Stages of Child Language Acquisition Flashcards
Pre-verbal Stage
0-3 months
- Crying allows babies to recognise the importance of language and communication.
- Babies experiment with the articulators in their mouth.
- Babies produce different cries for different meanings.
Babbling
3-12 months
CV patterns are commonly reduplicated.
Babies engage in turn-taking interaction.
produce voiced bilabial sounds, such as /p/, /b/, and /m/.
Stops and nasals are the most common consonant sounds.
Meaning is not yet assigned to sounds.
One Word / Holophrastic
12-18 months
Children are naming lots of things in their immediate environment.
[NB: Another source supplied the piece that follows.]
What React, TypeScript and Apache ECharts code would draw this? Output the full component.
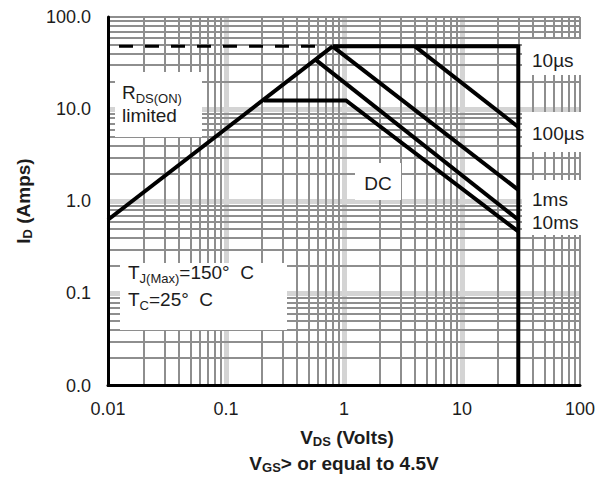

Content words, especially nouns and verbs, make up the bulk of their lexicon.
They also use adverbs ‘yes’ and ‘no’ with deliberate force.
Children are discovering connections between sounds and meaning.
One word takes the place of a phrase or sentence.
Two Word
1-2 years
Rely on open-class words.
Children usually have a productive vocab of 50-200 words.
Standard word order.
Children tend to omit inflectional morphology (e.g. –ed, -ing), articles, prepositions, ‘to be’, auxiliary verbs.
Multi-Word / Telegraphic
2-3 years
A range of function words and inflectional morphology are emerging (e.g. -ing, -s plural, simple prepositions).
Word order is generally Standard and children are joining utterances.
Children have an expanding vocabulary ~1000 words.
Later Multi-Word
3-4 years
Can use language creatively in play, engage in make-believe.
Pronouns I, you and me are generally used according to the Standard.
A range of plural and past tense forms are evident.
Sentences are becoming longer, combining four or more words.